在这个项目的早期阶段,大多数智利学生都在芝加哥大学待了两年,并获得了硕士学位。只有少数人再次回到这里,并获得了博士学位,比如塞尔希奥·德·卡斯特罗、埃内斯托·方丹、里卡多·弗伦奇-戴维斯(Ricardo Ffrench-Davis)和罗尔夫·吕德斯。很多芝加哥小子的批评者坚持认为,只在这里待两年,难以得到充分的训练,而且大多数训练是出于意识形态的目的。结构主义经济学家阿尼瓦尔·平托在20世纪五六十年代是芝加哥小子最猛烈的抨击者,他撰文说,这些毕业生秉持“晦涩难懂”和“教条主义”的理念,结论都“来自专家们臆想的前提条件或事实”。31哈伯格极不赞同认为获得硕士学位是不够的观点,他争辩说,与其他美国顶尖的大学不同,对于未来将在政府部门或者私人部门工作的职业经济学家来讲,芝加哥大学的硕士学位是物有所值的。这不是为没有通过第一学年核心考试的人准备的安慰奖。每名学生都是如此,不管他们是来自美国、拉美还是世界其他地区。
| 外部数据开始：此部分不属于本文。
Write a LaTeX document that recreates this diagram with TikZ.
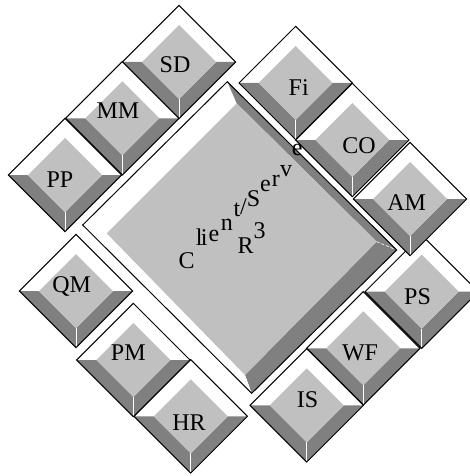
\documentclass[tikz,border=0pt]{standalone}
\usepackage{fontspec}
\setmainfont{Liberation Serif}
\definecolor{bevelgray}{RGB}{128,128,128}
\definecolor{facegray}{RGB}{192,192,192}
\tikzset{
  tile/.pic={
    \fill[white] (-56.7,0) -- (0,-56.7) -- (56.7,0) -- (37,0) -- (0,-37) -- (-37,0) -- cycle;
    \fill[bevelgray] (-56.7,0) -- (0,56.7) -- (56.7,0) -- (37,0) -- (0,37) -- (-37,0) -- cycle;
    \fill[facegray] (-37,0) -- (0,-37) -- (37,0) -- (0,37) -- cycle;
    \draw[white,line width=0.6pt] (0,37) -- (0,56.7);
    \draw[line width=1pt] (-56.7,0) -- (0,-56.7) -- (56.7,0) -- (0,56.7) -- cycle;
  },
  tilelabel/.style={font=\fontsize{24}{28}\selectfont,inner sep=0pt},
  wordart/.style={font=\fontsize{24}{28}\selectfont,inner sep=0pt,anchor=base west}
}
\begin{document}
\begin{tikzpicture}[x=1pt,y=-1pt]
\useasboundingbox (0,0) rectangle (470,476);

% Central block with bevel
\fill[white] (82.7,225) -- (227.3,81.7) -- (236.7,103.3) -- (106.7,233.3) -- cycle;
\fill[bevelgray] (227.3,81.7) -- (396.7,250) -- (376.7,241.7) -- (236.7,103.3) -- cycle;
\fill[bevelgray] (396.7,250) -- (251.7,393.3) -- (245,375) -- (376.7,241.7) -- cycle;
\fill[white] (251.7,393.3) -- (82.7,225) -- (106.7,233.3) -- (245,375) -- cycle;
\fill[facegray] (236.7,103.3) -- (376.7,241.7) -- (245,375) -- (106.7,233.3) -- cycle;
\draw[white,densely dashed,line width=0.6pt] (376.7,241.7) -- (396.7,250);
\draw[line width=1pt] (82.7,225) -- (227.3,81.7) -- (396.7,250) -- (251.7,393.3) -- cycle;

% Client/Server R^3
\node[wordart] (c1) at (178.3,268) {C};
\node[wordart] (c2) at (195.7,245) {l};
\node[wordart] (c3) at (200.7,245) {i};
\node[wordart] (c4) at (208.3,241.7) {e};
\node[wordart] (c5) at (220.7,230) {n};
\node[wordart] (c6) at (233.3,216.7) {t};
\node[wordart] (c7) at (240,214) {/};
\node[wordart] (c8) at (246.7,206.7) {S};
\node[wordart] (c9) at (260,191.7) {e};
\node[wordart] (c10) at (271.7,186.7) {r};
\node[wordart] (c11) at (280,176.7) {v};
\node[wordart] (c12) at (291.7,155) {e};
\node[wordart] (r1) at (237.3,253.3) {R};
\node[wordart] (r2) at (253.3,238.3) {3};

% Upper left row
\pic at (179,62) {tile};
\pic at (122.3,118.3) {tile};
\pic at (65,175) {tile};
\node[tilelabel] (sd) at (175,65) {SD};
\node[tilelabel] (mm) at (118,111) {MM};
\node[tilelabel] (pp) at (60,180) {PP};

% Lower right row
\pic at (421.7,291.7) {tile};
\pic at (363.3,348.3) {tile};
\pic at (306.7,405.3) {tile};
\node[tilelabel] (ps) at (417.5,296.7) {PS};
\node[tilelabel] (wf) at (360,353) {WF};
\node[tilelabel] (is) at (307.5,400) {IS};

% Upper right row
\pic at (295.7,83) {tile};
\pic at (352.3,140) {tile};
\pic at (410,199) {tile};
\node[tilelabel] (fi) at (298.7,87.5) {Fi};
\node[tilelabel] (co) at (359,146) {CO};
\node[tilelabel] (am) at (406.7,202.5) {AM};

% Lower left row
\pic at (76,291) {tile};
\pic at (133.3,360) {tile};
\pic at (190.7,416.3) {tile};
\node[tilelabel] (qm) at (71.7,286) {QM};
\node[tilelabel] (pm) at (128.3,353) {PM};
\node[tilelabel] (hr) at (189,422.5) {HR};
\end{tikzpicture}
\end{document}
哈伯格说:“(在芝加哥大学,)我们有点看不上哈佛(大学)和耶鲁(大学),因为它们实际上会确保每名新生都能拿到一个博士学位。我们认为这极为荒唐!另一方面,我认为在进入芝加哥(大学)的学生中,有三分之二有能力获得博士学位,其中又有三分之二确实做到了这一点。”32

“艾尔”·哈伯格和格雷格·刘易斯定期为国际合作总署撰写报告,在这些报告中,他们要评价这些智利学生取得的进步。从1956年至1964年,他们一共撰写了14份报告。1957年,刘易斯写道,卡洛斯·马萨德“今天获得的优异成绩可以媲美我们系最优秀的学生。毫无疑问,马萨德是一名能力非凡的学生”。33马萨德未来将在智利经济政策实施方面发挥极具影响力的作用。作为一名基督教民主党党员,他反对皮诺切特的独裁统治。1990年,在民主制度恢复之后,他被帕特里西奥·艾尔文总统任命为内阁成员。在某些方面,他是为皮诺切特工作的芝加哥小子与在关键位置上替代芝加哥小子的那些经济学家之间的桥梁。“艾尔”·哈伯格对里卡多·弗伦奇-戴维斯也评价颇高。后者是一名智利天主教大学毕业生,在基督教民主党的极左派(left most)中非常活跃,他在芝加哥大学待得并不开心。五年之后,弗伦奇-戴维斯在纪录片《芝加哥小子》中曾经说过,他从很早的时候就认为这里的训练是高度意识形态化的。2021年,他成为总统候选人加夫列尔·博里奇任命的一个高级顾问委员会的成员之一,协助后者起草发展计划,以取代芝加哥小子的新自由主义模式。